Since before recorded history, we have been using chemical processes to prepare food, ferment grain and grapes for beverages, and refine ores into utensils and weapons. Our ancestors used mostly batch processes because scaleup was not an issue when one just wanted to make products for personal consumption.
The throughput for a given equipment size is far superior in continuous reactors, but problems with transients and maintaining quality in continuous equipment mandate serious analysis of reactors to prevent expensive malfunctions. Large equipment also creates hazards that backyard processes do not have to contend with.
Not until the industrial era did people want to make large quantities of products to sell, and only then did the economies of scale create the need for mass production. Not until the twentieth century was continuous processing practiced on a large scale. The first practical considerations of reactor scaleup originated in England and Germany, where the first large-scale chemical plants were constructed and operated, but these were done in a trial-and-error fashion that today would be unacceptable.
The systematic consideration of chemical reactors in the United States originated in the early twentieth century with DuPont in industry and with Walker and his colleagues at MIT, where the idea of reactor “units” arose. The systematic consideration of chemical reactors was begun in the 1930s and 1940s by Damkohler in Germany (reaction and mass transfer), Van Heerden in Holland (temperature variations in reactors), and by Danckwerts and Denbigh in England (mixing, flow patterns, and multiple steady states). However, until the late 1950s the only texts that described chemical reactors considered them through specific industrial examples. Most influential was the series of texts by Hougen and Watson at Wisconsin, which also examined in detail the analysis of kinetic data and its application in reactor design. The notion of mathematical modeling of chemical reactors and the idea that they can be considered in a systematic fashion were developed in the 1950s and 1960s in a series of papers by Amundson and Aris and their students at the University of Minnesota.
In the United States two major textbooks helped define the subject in the early 1960s. The first was a book by Levenspiel that explained the subject pictorially and included a large range of applications, and the second was two short texts by Aris that concisely described the mathematics of chemical reactors. While Levenspiel had fascinating updates in the Omnibook and the Minibook, the most-used chemical reaction engineering texts in the 1980s were those written by Hill and then Fogler, who modified the initial book of Levenspiel, while keeping most of its material and notation.
The major petroleum and chemical companies have been changing rapidly in the 1980s and 1990s to meet the demands of international competition and changing feedstock supplies and prices. These changes have drastically altered the demand for chemical engineers and the skills required of them. Large chemical companies are now looking for people with greater entrepreneurial skills, and the best job opportunities probably lie in smaller, nontraditional companies in which versatility is essential for evaluating and comparing existing processes and designing new processes. The existing and proposed new chemical processes are too complex to be described by existing chemical reaction engineering texts.
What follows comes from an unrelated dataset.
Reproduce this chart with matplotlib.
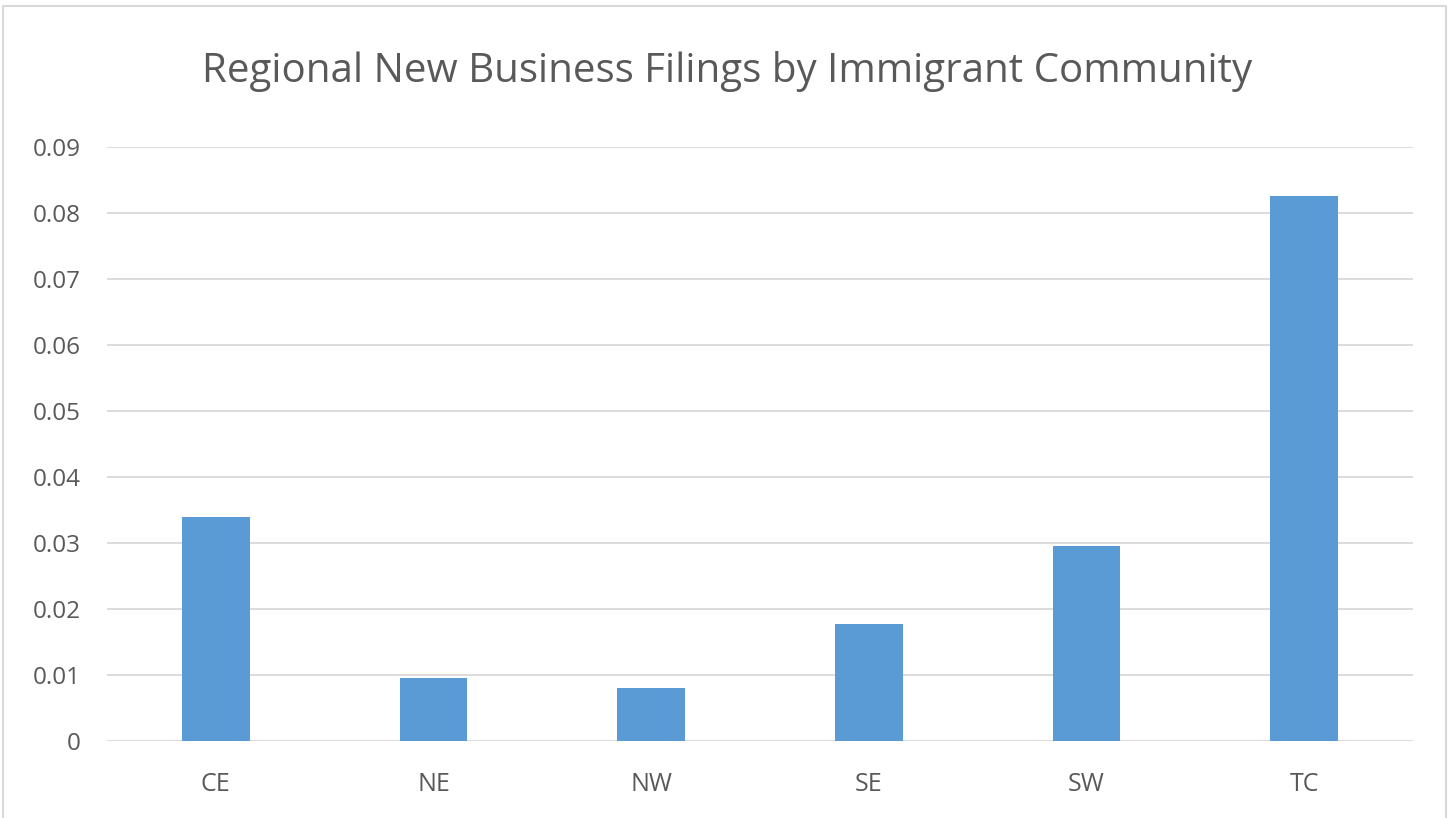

The first intent of this text is to update the fundamental principles of the operation of chemical reactors in a brief and logical way. We also intend to keep the text short and cover the fundamentals of reaction engineering as briefly as possible.
Second, we will attempt to describe the chemical reactors and processes in the chemical industry, not by simply adding homework problems with industrially relevant molecules, but by discussing a number of important industrial reaction processes and the reactors being used to carry them out.
Third, we will add brief historical perspectives to the subject so that students can see the context from which ideas arose in the development of modern technology. Further, since the job markets in chemical engineering are changing rapidly, the student may perhaps also be able to see from its history where chemical reaction engineering might be heading and the causes and steps by which it has evolved and will continue to evolve.
Every student who has just read that this course will involve descriptions of industrial process and the history of the chemical process industry is probably already worried about what will be on the tests. Students usually think that problems with numerical answers (5.2 liters and 95% conversion) are somehow easier than anything where memorization is involved. We assure you that most problems will be of the numerical answer type.
However, by the time students become seniors, they usually start to worry (properly) that their jobs will not just involve simple, well-posed problems but rather examination of messy situations where the boss does not know the answer (and sometimes doesn’t understand the problem). You are employed to think about the big picture, and numerical calculations are only occasionally the best way to find solutions. Our major intent in discussing descriptions of processes and history is to help you see the contexts in which we need to consider chemical reactors. Your instructor may ask you to memorize some facts or use facts discussed here to synthesize a process similar to those here. However, even if your instructor is a total wimp, we hope that reading about what makes the world of chemical reaction engineering operate will be both instructive and interesting.